В романе Джека Вэнса «Языки Пао» завоеватели вторгаются на планету, в языке которой отсутствуют глаголы. Местное население, мыслящее категориями состояния, не может ничего противопоставить существам, мыслящим категориями действия: «В языке Пао нет ни глаголов, ни степеней сравнения (хороший, лучше, лучший). Типичный паонит воспринимает себя как поплавок в океане — бросаемый, гонимый неведомыми силами, — если вообще он мыслит себя отдельным индивидуумом». Наследному принцу Пао приходится изучить язык агрессоров. Так он наконец осознает досадный изъян в системе вербальных коммуникаций родной планеты. Возвратившись в свой мир, он создает и внедряет несколько разных языков для ученых, воинов, торговцев. В итоге это революционное действие помогает цивилизации Пао обрести независимость и очнуться от многолетнего сна разума.
«Языки Пао» — это не просто увлекательный экшен, но и роман-предупреждение. Джек Вэнс пытается донести до читателей простую истину: богатый, разнообразный язык имеет для государства стратегически важное значение. Хочется порекомендовать эту книгу людям, занимающимся реформой образования в нашей стране.

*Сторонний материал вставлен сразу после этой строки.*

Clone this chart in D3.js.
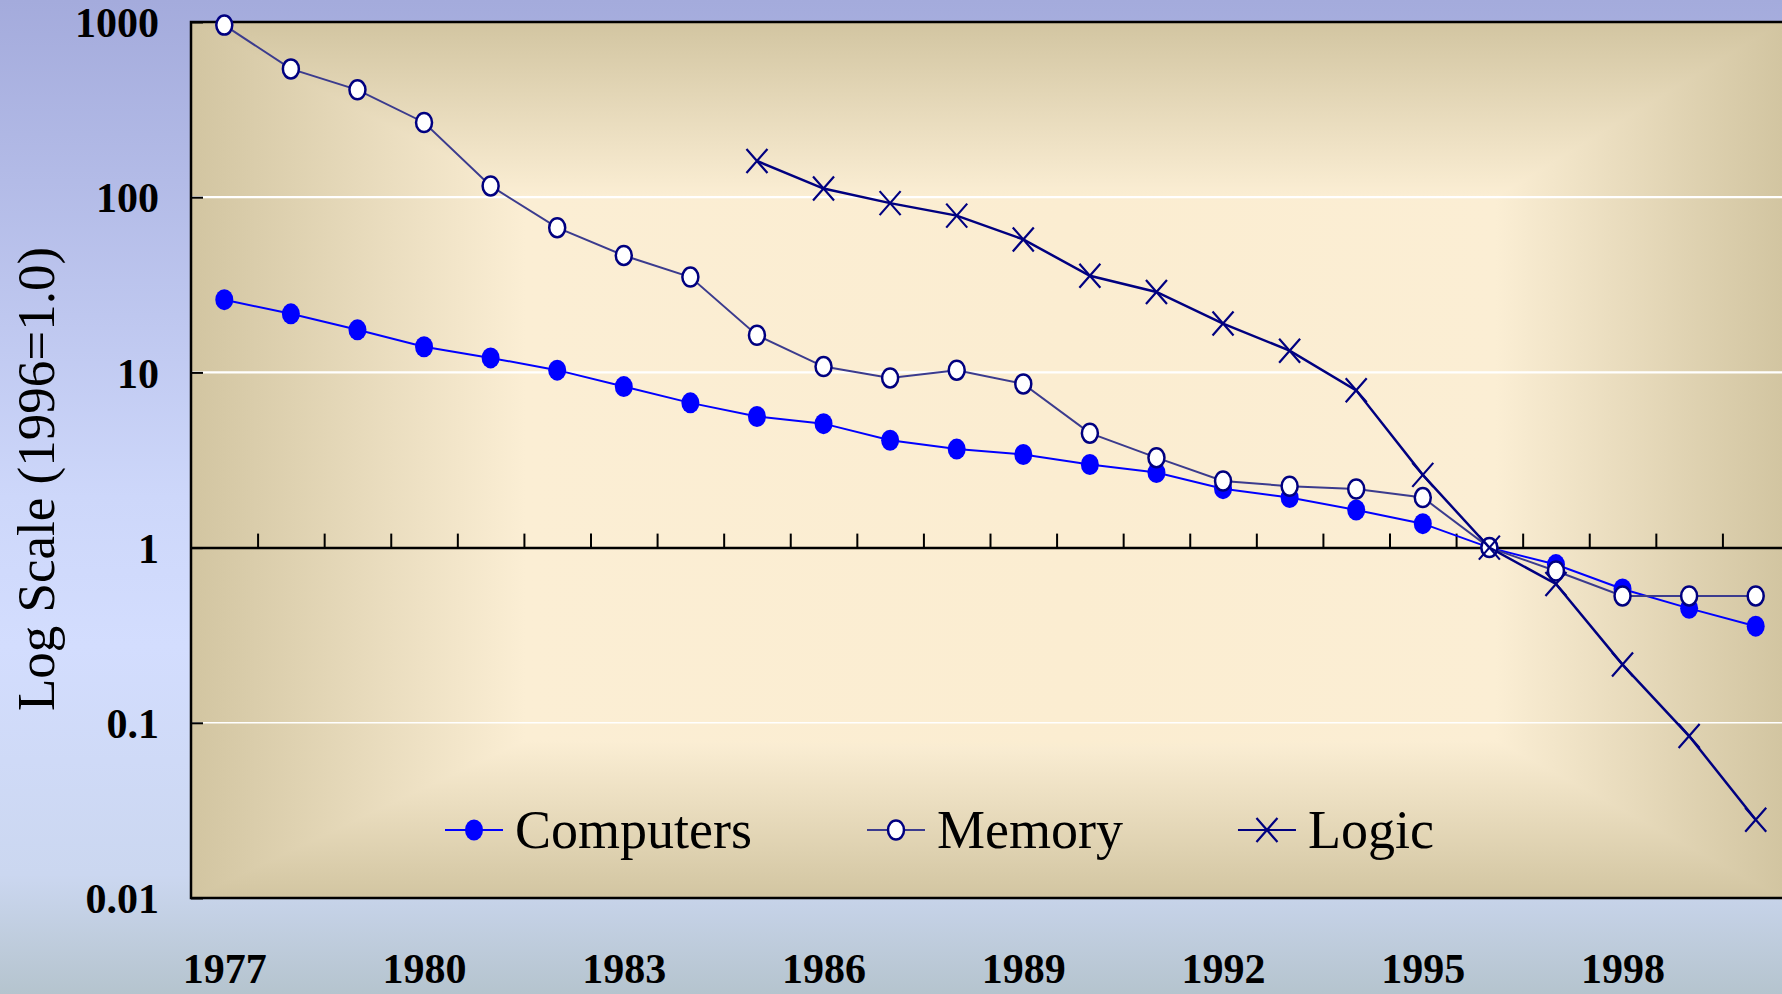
<!DOCTYPE html>
<html>
<head>
<meta charset="utf-8">
<script src="https://cdn.jsdelivr.net/npm/d3@7"></script>
<style>
  body { margin: 0; overflow: hidden; }
  svg { display: block; font-family: "Liberation Serif", "Times New Roman", serif; }
</style>
</head>
<body>
<div id="chart"></div>
<script>
// categories
const years = [1977, 1978, 1979, 1980, 1981, 1982, 1983, 1984, 1985, 1986, 1987, 1988,
               1989, 1990, 1991, 1992, 1993, 1994, 1995, 1996, 1997, 1998, 1999, 2000];
const logicYears = [1985, 1986, 1987, 1988, 1989, 1990, 1991, 1992,
                    1993, 1994, 1995, 1996, 1997, 1998, 1999, 2000];

// series values (1996 = 1.0)
const computers = [26, 21.6, 17.5, 14.0, 12.1, 10.3, 8.3, 6.7, 5.6, 5.1, 4.1, 3.65,
                   3.4, 2.98, 2.68, 2.17, 1.93, 1.64, 1.37, 1, 0.8, 0.58, 0.45, 0.356];
const memory = [960, 540, 410, 267, 116, 67, 46.5, 35, 16.3, 10.8, 9.3, 10.3,
                8.6, 4.5, 3.26, 2.4, 2.24, 2.16, 1.93, 1, 0.735, 0.53, 0.53, 0.53];
const logic = [161, 112, 92.5, 78.5, 57.4, 35.6, 28.8, 19, 13.3, 7.9, 2.6, 1,
               0.62, 0.215, 0.084, 0.028];

// tick labels
const yTicks = [0.01, 0.1, 1, 10, 100, 1000];
const xLabels = [1977, 1980, 1983, 1986, 1989, 1992, 1995, 1998];
const yTitle = 'Log Scale (1996=1.0)';

const width = 1782, height = 994;
const plot = { left: 191, top: 22, bottom: 898, right: 1789 };

const x = d3.scaleLinear()
    .domain([1976.5, 2000.5])
    .range([plot.left, plot.right]);

const y = d3.scaleLog()
    .domain([0.01, 1000])
    .range([plot.bottom, plot.top]);

const svg = d3.select('#chart')
    .append('svg')
    .attr('width', width)
    .attr('height', height);

const defs = svg.append('defs');

// page background
const pageGrad = defs.append('linearGradient')
    .attr('id', 'pageGrad')
    .attr('x1', 0).attr('y1', 0).attr('x2', 0).attr('y2', 1);
[[0, '#a4abdc'], [0.5, '#cdd7fa'], [0.65, '#d3ddfe'], [0.88, '#cbd7f0'], [1, '#b5c4ce']]
    .forEach(s => pageGrad.append('stop').attr('offset', s[0]).attr('stop-color', s[1]));

svg.append('rect')
    .attr('width', width)
    .attr('height', height)
    .attr('fill', 'url(#pageGrad)');

// plot area: rectangular gradient made of two linear ones, darker wins
const tan = '#d2c5a1', cream = '#fbeed4';
const hGrad = defs.append('linearGradient')
    .attr('id', 'hGrad')
    .attr('x1', 0).attr('y1', 0).attr('x2', 1).attr('y2', 0);
[[0, tan], [0.21, cream], [0.55, '#fcedd1'], [0.82, cream], [1, tan]]
    .forEach(s => hGrad.append('stop').attr('offset', s[0]).attr('stop-color', s[1]));

const vGrad = defs.append('linearGradient')
    .attr('id', 'vGrad')
    .attr('x1', 0).attr('y1', 0).attr('x2', 0).attr('y2', 1);
[[0, tan], [0.2, cream], [0.82, cream], [1, tan]]
    .forEach(s => vGrad.append('stop').attr('offset', s[0]).attr('stop-color', s[1]));

const bg = svg.append('g').style('isolation', 'isolate');
bg.append('rect')
    .attr('x', plot.left).attr('y', plot.top)
    .attr('width', width - plot.left).attr('height', plot.bottom - plot.top)
    .attr('fill', 'url(#hGrad)');
bg.append('rect')
    .attr('x', plot.left).attr('y', plot.top)
    .attr('width', width - plot.left).attr('height', plot.bottom - plot.top)
    .attr('fill', 'url(#vGrad)')
    .style('mix-blend-mode', 'darken');

// white gridlines
svg.append('g')
    .selectAll('line')
    .data([100, 10, 0.1])
    .join('line')
    .attr('x1', plot.left).attr('x2', plot.right)
    .attr('y1', d => y(d)).attr('y2', d => y(d))
    .attr('stroke', '#ffffff')
    .attr('stroke-width', d => d === 0.1 ? 1.5 : 2.2);

// y axis (ticks point inward)
const yAxis = d3.axisLeft(y)
    .tickValues(yTicks)
    .tickFormat(d => String(d))
    .tickSizeInner(-12)
    .tickSizeOuter(0)
    .tickPadding(32);

const yAxisGroup = svg.append('g')
    .attr('transform', `translate(${plot.left},0)`)
    .call(yAxis);
yAxisGroup.select('.domain').remove();
yAxisGroup.selectAll('line').attr('stroke', '#000').attr('stroke-width', 2);
yAxisGroup.selectAll('text')
    .attr('dy', '0.35em')
    .style('font-family', '"Liberation Serif", "Times New Roman", serif')
    .style('font-size', '42px')
    .style('font-weight', 'bold')
    .attr('fill', '#000');

// baseline at 1.0 with category separators
const boundaries = years.slice(0, -1).map(d => d + 0.5);
const midAxis = d3.axisTop(x)
    .tickValues(boundaries)
    .tickFormat('')
    .tickSizeInner(14)
    .tickSizeOuter(0);

const midGroup = svg.append('g')
    .attr('transform', `translate(0,${y(1)})`)
    .call(midAxis);
midGroup.select('.domain').attr('stroke', '#000').attr('stroke-width', 2.5);
midGroup.selectAll('.tick line').attr('stroke', '#000').attr('stroke-width', 2);

// year labels at the bottom
const xAxis = d3.axisBottom(x)
    .tickValues(xLabels)
    .tickFormat(d => String(d))
    .tickSize(0)
    .tickPadding(0);

const xAxisGroup = svg.append('g')
    .attr('transform', `translate(0,${plot.bottom})`)
    .call(xAxis);
xAxisGroup.select('.domain').remove();
xAxisGroup.selectAll('text')
    .attr('y', 85)
    .attr('dy', 0)
    .style('font-family', '"Liberation Serif", "Times New Roman", serif')
    .style('font-size', '42px')
    .style('font-weight', 'bold')
    .attr('fill', '#000');

// frame
svg.append('path')
    .attr('d', `M${width + 5},${plot.top}H${plot.left}V${plot.bottom}H${width + 5}`)
    .attr('fill', 'none')
    .attr('stroke', '#000')
    .attr('stroke-width', 2.5);

// y title
svg.append('text')
    .attr('transform', `translate(54,${(plot.top + plot.bottom) / 2 + 19}) rotate(-90)`)
    .attr('text-anchor', 'middle')
    .style('font-size', '53px')
    .attr('fill', '#000')
    .text(yTitle);

// series
const line = d3.line()
    .x(d => x(d.year))
    .y(d => y(d.value));

const toPoints = (ys, vs) => ys.map((yr, i) => ({ year: yr, value: vs[i] }));

const series = [
    { name: 'Computers', data: toPoints(years, computers), line: '#0000ff', lineWidth: 2, marker: 'filled' },
    { name: 'Memory', data: toPoints(years, memory), line: '#3b3b8e', lineWidth: 2, marker: 'open' },
    { name: 'Logic', data: toPoints(logicYears, logic), line: '#000080', lineWidth: 2.5, marker: 'cross' }
];

function drawMarker(g, kind) {
    if (kind === 'filled') {
        g.append('ellipse').attr('rx', 9).attr('ry', 10.5).attr('fill', '#0000ff');
    } else if (kind === 'open') {
        g.append('ellipse').attr('rx', 8).attr('ry', 9.5)
            .attr('fill', '#ffffff').attr('stroke', '#000080').attr('stroke-width', 2.5);
    } else {
        g.append('path')
            .attr('d', 'M-10.5,-12L10.5,12M-10.5,12L10.5,-12')
            .attr('fill', 'none').attr('stroke', '#000080').attr('stroke-width', 2.2);
    }
}

series.forEach(s => {
    const g = svg.append('g');
    g.append('path')
        .datum(s.data)
        .attr('d', line)
        .attr('fill', 'none')
        .attr('stroke', s.line)
        .attr('stroke-width', s.lineWidth);

    g.selectAll('g.marker')
        .data(s.data)
        .join('g')
        .attr('class', 'marker')
        .attr('transform', d => `translate(${x(d.year)},${y(d.value)})`)
        .each(function () { drawMarker(d3.select(this), s.marker); });
});

// legend
const legendY = 830;
let lx = 445;
series.forEach(s => {
    const g = svg.append('g').attr('transform', `translate(${lx},${legendY})`);
    g.append('line')
        .attr('x1', 0).attr('x2', 58)
        .attr('stroke', s.line).attr('stroke-width', 2);
    const m = g.append('g').attr('transform', 'translate(29,0)');
    drawMarker(m, s.marker);
    const t = g.append('text')
        .attr('x', 70)
        .attr('y', 18)
        .style('font-size', '54px')
        .attr('fill', '#000')
        .text(s.name);
    lx += 70 + t.node().getComputedTextLength() + 115;
});
</script>
</body>
</html>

Нередко эстетико-лингвистические элементы встраиваются в «тело» фантастического произведения, оказывая на сюжет не прямое, но ощутимое воздействие. Такой экзистенциальный слой в повествование закладывает, например, Дэн Симмонс в цикле «Песни Гипериона». Фигура английского поэта Джона Китса то и дело возникает в череде образов и персонажей, удаленных от нас как в пространстве, так и во времени. Стихи Китса проступают на страницах романов цикла, двадцать пятым кадром скрываются между строк, задавая ритм и настроение этому масштабному литературному произведению. Можно сказать, что вся потрясающая вселенная «Песен…», подобно толкиновской Арде, создана из ритма и слов. Это и есть точка соприкосновения, в которой волшебство и наука идут рука об руку. Власть слова и слово власти становятся единым целым.